Monday, Mar. 28, 1932
Noise & Boys
New York's prodigious crash-bang-rattle-screech, in the estimation of Health Commissioner Shirley Wilmott Wynne, engenders juvenile neuroses. The city's Noise Abatement Commission has found classrooms in nearly one-third of the public schools so din-ridden as to be virtually useless. In its researches the Commission (which does no actual abating but carries on investigations of noise) uses the "decibel," which measures differences between sounds and absolute silence. One decibel represents a sound just audible. Ten decibels make one "bel" (named for the late Inventor Alexander Graham Bell), which represents roughly the amount of sound lost when transmitted over one mile of telephone wire. For convenience the decibel and not the bel is used in U. S. researches. A quiet home registers 40 decibels. Normal loudness of human conversation is 60. Upward, toward 100, noise becomes increasingly plaguy and bothersome. Some noises, measured in decibels, which may wrack the nerves, dull the minds of New York school children:
Hammering on a steel plate (almost painful) 113
Automobile horn 102
Riveter 101
Subway 97
Elevated Train 91
Street Car 83
Radio Loud Speaker 81
Passenger Automobile (quiet) 65
Last week the Noise Abatement Commission set up its noise-making gadget (3A audiometer) in Riverdale Country School at Riverdale-on-Hudson, N. Y. For four days 200 boys, divided in two groups, were bothered during daily one-hour examinations by loud noise (70 decibels), moderate noise (55) and plain ordinary room noise (30 to 35). The boys grew tired, their work grew worse in proportion to the noise. Conditions were better than in the average city school, for no attempt was made to duplicate the sharp sudden noises of traffic at its peak. The Riverdale boys could endure monotonous noise for a time, but the moderate kind soon became almost as irksome as the loud.

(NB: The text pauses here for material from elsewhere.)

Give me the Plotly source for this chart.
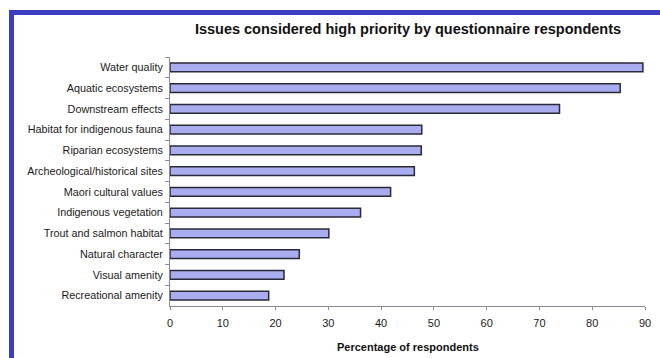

In Cooperstown, N. Y. is the Beasley School which teaches boys to concentrate by the very means which the Noise Abatement Commission deplores. Beasley School was founded in 1928 by Chauncey Haven Beasley, onetime Latin teacher at Pomfret, inventor of Golfits Latine which makes a parlor game of declensions and conjugations. Headmaster Beasley, aware that most businessmen must work amid distracting noises, devised two years ago a Concentration Course which has now become his school's chief feature. Every day, first thing in the morning, his 31 students (aged 8 to 16) meet and concentrate together. Older boys get harder work than young ones, are graded more severely. In the beginning, concentrators peruse or hear read for three minutes a single paragraph, such as one dealing with the palindrome ("Madam, I'm Adam"). Then for seven minutes they mull over questions based on the paragraph, while their teachers endeavor to muddle them by conversing loudly. Later the class lasts longer--15 minutes for study, 15 for answers--with harder work to do: mathematical examples, psalms or poetry to be learned, a picture to be gazed at. The distractions get worse & worse: a vacuum cleaner buzzing, an alarm clock, a phonograph record.
Do noisy doses induce neuroses? No, says Headmaster Beasley. Boys get used to noise. Those who beat time to music at first soon stop it. Subjects studied in Concentration Class stick in the student's mind. Ultimately, it is predicted, all of Beasley's concentrators will do as much evening study work in 20 minutes as they now do in twice that time.